Valses joyeuses et danses macabres
Au milieu d’une pièce classique de musique de chambre, au cœur d’un concerto moderne, la danse s’invite partout, légère ou pesante, pétillante ou grave. On la reconnaît parfois facilement : l’élégant menuet du Quintette avec clarinette de Wolfgang Amadeus Mozart, avec ses phrases régulières et ses reprises, sonne comme une invitation à esquisser quelques pas en galante compagnie. Plus entraînante encore, la Valse pour piano à six mains de
Sergueï Rachmaninov donne l’illusion de tournoyer au milieu des trois
pianistes. Savourons ce « plaisir délicieux et toujours nouveau d’une occupation inutile » ! Ces mots, empruntés à Henri de Régnier, sont écrits par Maurice Ravel en exergue à ses Valses nobles et sentimentales. Le
compositeur célèbre la « joie de vivre » dans cette série de pièces qui seront ultérieurement le support d’un ballet.
Dans un tout autre style, les Sept danses populaires roumaines de Béla Bartók ont un parfum rustique : les archets craquent comme des vielles à roue d’un autre âge, les pizzicati claquent comme les mailloches d’un cymbalum, les sabots s’entrechoquent contre la terre sèche. Les rythmes sont également arides chez Igor Stravinsky : dans le tango, la valse et le ragtime de L’Histoire du soldat, les corps semblent contrôlés par un esprit malfaisant… C’est d’ailleurs le diable qui triomphe finalement, dans une chorégraphie virtuose.

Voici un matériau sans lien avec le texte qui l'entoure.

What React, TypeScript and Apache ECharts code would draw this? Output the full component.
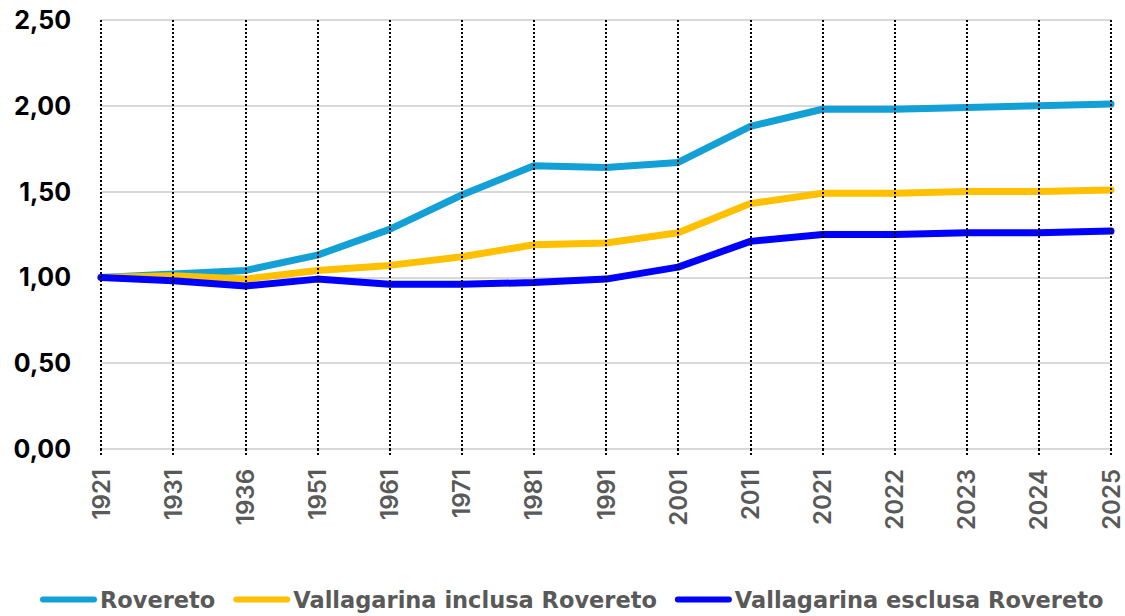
import React, { useEffect, useRef } from "react";
import * as echarts from "echarts";

const categories = ["1921", "1931", "1936", "1951", "1961", "1971", "1981", "1991", "2001", "2011", "2021", "2022", "2023", "2024", "2025"];
const rovereto = [1.0, 1.02, 1.04, 1.13, 1.28, 1.48, 1.65, 1.64, 1.67, 1.88, 1.98, 1.98, 1.99, 2.0, 2.01];
const vallagarinaInclusa = [1.0, 1.01, 0.99, 1.04, 1.07, 1.12, 1.19, 1.2, 1.26, 1.43, 1.49, 1.49, 1.5, 1.5, 1.51];
const vallagarinaEsclusa = [1.0, 0.98, 0.95, 0.99, 0.96, 0.96, 0.97, 0.99, 1.06, 1.21, 1.25, 1.25, 1.26, 1.26, 1.27];
const seriesNames = ["Rovereto", "Vallagarina inclusa Rovereto", "Vallagarina esclusa Rovereto"];
const colors = ["#12a0d7", "#ffc000", "#0000ff"];

const FONT = "Inter";
const LEGEND_FONT = "DejaVu Sans";
const capsule = "path://M3,0 L54,0 A3,3 0 0 1 54,6 L3,6 A3,3 0 0 1 3,0 Z";

export default function App() {
  const ref = useRef<HTMLDivElement>(null);
  useEffect(() => {
    if (!ref.current) return;
    const chart = echarts.init(ref.current, undefined, { renderer: "svg" });
    const datasets = [rovereto, vallagarinaInclusa, vallagarinaEsclusa];
    chart.setOption({
      animation: false,
      backgroundColor: "#ffffff",
      grid: { left: 101, right: 14, top: 20, bottom: 167, containLabel: false },
      legend: {
        top: 588,
        left: 40,
        width: 1085,
        padding: 0,
        icon: capsule,
        itemWidth: 57,
        itemHeight: 7,
        itemGap: 18,
        textStyle: { color: "#595959", fontSize: 22.5, fontWeight: 700, fontFamily: LEGEND_FONT, padding: [0, 0, 0, -2] },
        data: seriesNames,
      },
      xAxis: {
        type: "category",
        data: categories,
        boundaryGap: false,
        z: 10,
        axisLine: { show: false },
        axisTick: { show: true, length: 6, lineStyle: { color: "#000", width: 2, type: [2, 2] } },
        axisLabel: { rotate: 90, margin: 20, color: "#595959", fontSize: 24, fontWeight: 600, fontFamily: FONT, interval: 0 },
        splitLine: { show: true, interval: 0, lineStyle: { color: "#000", width: 2, type: [2, 2] } },
      },
      yAxis: {
        type: "value",
        min: 0,
        max: 2.5,
        interval: 0.5,
        axisLine: { show: false },
        axisTick: { show: false },
        axisLabel: {
          margin: 30,
          color: "#000",
          fontSize: 25,
          fontWeight: 700,
          fontFamily: FONT,
          formatter: (v: number) => v.toFixed(2).replace(".", ","),
        },
        splitLine: { show: true, lineStyle: { color: "#d9d9d9", width: 2 } },
      },
      series: datasets.map((d, i) => ({
        name: seriesNames[i],
        type: "line",
        data: d,
        symbol: "none",
        color: colors[i],
        lineStyle: { width: 7, color: colors[i], cap: "round", join: "round" },
      })),
    });
    return () => chart.dispose();
  }, []);
  return <div ref={ref} style={{ position: "absolute", left: 0, top: 0, width: 1125, height: 616 }} />;
}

Célébration de la vie, la danse peut basculer du côté obscur : dans le Quadruple concerto d’Olivier Greif, ce sont les morts qui se réveillent et entament un inquiétant ballet. On entend au loin un Dies Irae peu engageant. Dans une pièce écrite à la mémoire de Greif, Philippe Hersant écrit également une « Totentanz », danse des morts où les ricanements de la clarinette sont aussi effrayants que les graves du piano. L’épisode infernal s’éloigne heureusement ; il ne restera de l’agitation macabre qu’un souvenir triste mais apaisé (« Andenken »).
C’est une atmosphère de lendemain de fête que nous propose la lente passacaille du Trio pour violon, violoncelle et piano de Maurice Ravel. Le ballet apparaît dans les brumes de la mémoire, les corps sont engourdis, la danse n’est plus qu’une évasion de l’esprit. Dans ses Danseuses de Delphes,
Claude Debussy compose aussi une musique étrangement statique, qui semble parfois figée dans l’ivoire du piano.
Mais qui sont ces ballerines grecques ? Des statues antiques, accrochées à
la colonne d’un temple. Le compositeur les anime alors d’un mouvement parfois imperceptible… mais suffisant pour relancer l’éternelle ronde des notes et des corps.